Exercise requirements: Transcribe everything in the data word for word. Pictures are left out.

Data extract:
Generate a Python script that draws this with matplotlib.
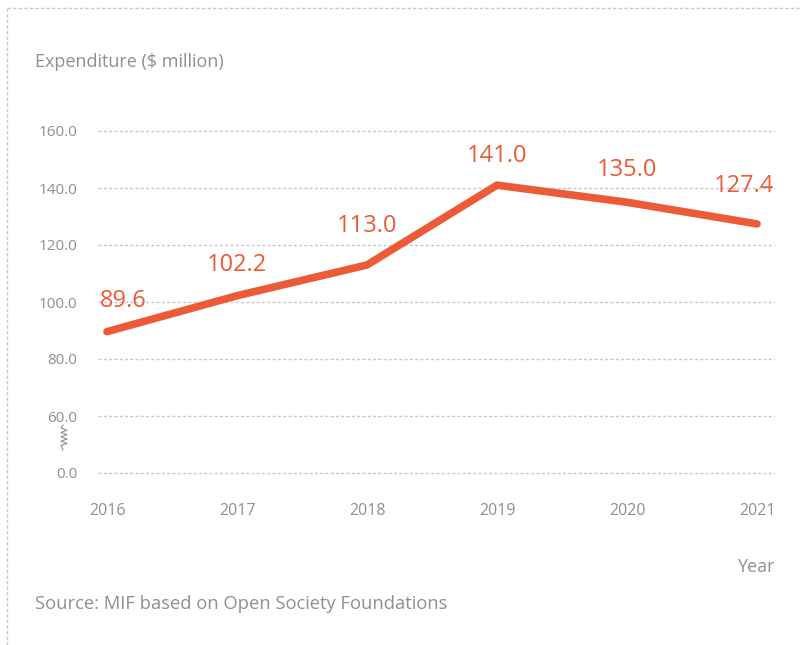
import matplotlib.pyplot as plt
from matplotlib.lines import Line2D

years = [2016, 2017, 2018, 2019, 2020, 2021]
spend = [89.6, 102.2, 113.0, 141.0, 135.0, 127.4]
tick_vals = [0, 60, 80, 100, 120, 140, 160]
tick_text = ['0.0', '60.0', '80.0', '100.0', '120.0', '140.0', '160.0']
# label nudges (points) for each data label
label_dx = [12, 0, 0, 0, 0, -9]
label_dy = [22, 22, 28, 21, 23, 27]

ORANGE = '#EC5A37'
GREY = '#8f8f8f'

plt.rcParams['font.family'] = ['Open Sans', 'DejaVu Sans']


def broken(v):
    # the axis jumps from 0 to 60, which sits one step (20) above 0
    return v if v >= 60 else v + 40


W, H = 803, 645
fig = plt.figure(figsize=(W / 100, H / 100), dpi=100)

ppu = 57 / 20.0
y_lo, y_hi = 35, 165
ax_bottom = 473 + (40 - y_lo) * ppu
ax_top = 131 - (y_hi - 160) * ppu
ax = fig.add_axes([98 / W, 1 - ax_bottom / H, (775 - 98) / W, (ax_bottom - ax_top) / H])
ax.set_ylim(y_lo, y_hi)
ax.set_xlim(2016 - 9 / 130, 2021 + 18 / 130)

for v in tick_vals:
    ax.axhline(broken(v), color='#c8c8c8', lw=1.0, ls=(0, (2.2, 1.6)), zorder=1)

ys = [broken(v) for v in spend]
ax.plot(years, ys, color=ORANGE, lw=5.5, solid_capstyle='round', solid_joinstyle='miter', zorder=3)

for x, y, v, dx, dy in zip(years, ys, spend, label_dx, label_dy):
    ax.annotate(f'{v:.1f}', (x, y), xytext=(dx, dy), textcoords='offset points',
                ha='center', va='center', color=ORANGE, fontsize=17)

ax.set_yticks([broken(v) for v in tick_vals])
ax.set_yticklabels(tick_text)
ax.set_xticks(years)
ax.set_xticklabels([str(y) for y in years])
ax.tick_params(axis='y', length=0, pad=15, labelsize=11, labelcolor=GREY)
ax.tick_params(axis='x', length=0, pad=11, labelsize=11.5, labelcolor=GREY)
for s in ax.spines.values():
    s.set_visible(False)

fig.text(35 / W, 1 - 62 / H, 'Expenditure ($ million)', ha='left', va='center', fontsize=13, color=GREY)
fig.text(775 / W, 1 - 567 / H, 'Year', ha='right', va='center', fontsize=13, color=GREY)
fig.text(35 / W, 1 - 604 / H, 'Source: MIF based on Open Society Foundations', ha='left', va='center',
         fontsize=13.2, color=GREY)

# axis-break zigzag between 0.0 and 60.0
zx, zy = [], []
for i in range(9):
    zx.append(64 + (3 if i % 2 else -3))
    zy.append(428 + i * 2.2)
zx = [63] + zx + [63]
zy = [425] + zy + [450]
fig.add_artist(Line2D([x / W for x in zx], [1 - y / H for y in zy], color=GREY, lw=0.8))

# dashed frame along top and left edges
fig.add_artist(Line2D([7 / W, 1], [1 - 8 / H, 1 - 8 / H], color='#c8c8c8', lw=1.0, ls=(0, (2.5, 1.5))))
fig.add_artist(Line2D([7 / W, 7 / W], [0, 1 - 8 / H], color='#c8c8c8', lw=1.0, ls=(0, (2.5, 1.5))))

fig.savefig('out.png', dpi=100)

Reply to the exercise:
Generate a Python script that draws this with matplotlib.
import matplotlib.pyplot as plt
from matplotlib.lines import Line2D

years = [2016, 2017, 2018, 2019, 2020, 2021]
spend = [89.6, 102.2, 113.0, 141.0, 135.0, 127.4]
tick_vals = [0, 60, 80, 100, 120, 140, 160]
tick_text = ['0.0', '60.0', '80.0', '100.0', '120.0', '140.0', '160.0']
# label nudges (points) for each data label
label_dx = [12, 0, 0, 0, 0, -9]
label_dy = [22, 22, 28, 21, 23, 27]

ORANGE = '#EC5A37'
GREY = '#8f8f8f'

plt.rcParams['font.family'] = ['Open Sans', 'DejaVu Sans']


def broken(v):
    # the axis jumps from 0 to 60, which sits one step (20) above 0
    return v if v >= 60 else v + 40


W, H = 803, 645
fig = plt.figure(figsize=(W / 100, H / 100), dpi=100)

ppu = 57 / 20.0
y_lo, y_hi = 35, 165
ax_bottom = 473 + (40 - y_lo) * ppu
ax_top = 131 - (y_hi - 160) * ppu
ax = fig.add_axes([98 / W, 1 - ax_bottom / H, (775 - 98) / W, (ax_bottom - ax_top) / H])
ax.set_ylim(y_lo, y_hi)
ax.set_xlim(2016 - 9 / 130, 2021 + 18 / 130)

for v in tick_vals:
    ax.axhline(broken(v), color='#c8c8c8', lw=1.0, ls=(0, (2.2, 1.6)), zorder=1)

ys = [broken(v) for v in spend]
ax.plot(years, ys, color=ORANGE, lw=5.5, solid_capstyle='round', solid_joinstyle='miter', zorder=3)

for x, y, v, dx, dy in zip(years, ys, spend, label_dx, label_dy):
    ax.annotate(f'{v:.1f}', (x, y), xytext=(dx, dy), textcoords='offset points',
                ha='center', va='center', color=ORANGE, fontsize=17)

ax.set_yticks([broken(v) for v in tick_vals])
ax.set_yticklabels(tick_text)
ax.set_xticks(years)
ax.set_xticklabels([str(y) for y in years])
ax.tick_params(axis='y', length=0, pad=15, labelsize=11, labelcolor=GREY)
ax.tick_params(axis='x', length=0, pad=11, labelsize=11.5, labelcolor=GREY)
for s in ax.spines.values():
    s.set_visible(False)

fig.text(35 / W, 1 - 62 / H, 'Expenditure ($ million)', ha='left', va='center', fontsize=13, color=GREY)
fig.text(775 / W, 1 - 567 / H, 'Year', ha='right', va='center', fontsize=13, color=GREY)
fig.text(35 / W, 1 - 604 / H, 'Source: MIF based on Open Society Foundations', ha='left', va='center',
         fontsize=13.2, color=GREY)

# axis-break zigzag between 0.0 and 60.0
zx, zy = [], []
for i in range(9):
    zx.append(64 + (3 if i % 2 else -3))
    zy.append(428 + i * 2.2)
zx = [63] + zx + [63]
zy = [425] + zy + [450]
fig.add_artist(Line2D([x / W for x in zx], [1 - y / H for y in zy], color=GREY, lw=0.8))

# dashed frame along top and left edges
fig.add_artist(Line2D([7 / W, 1], [1 - 8 / H, 1 - 8 / H], color='#c8c8c8', lw=1.0, ls=(0, (2.5, 1.5))))
fig.add_artist(Line2D([7 / W, 7 / W], [0, 1 - 8 / H], color='#c8c8c8', lw=1.0, ls=(0, (2.5, 1.5))))

fig.savefig('out.png', dpi=100)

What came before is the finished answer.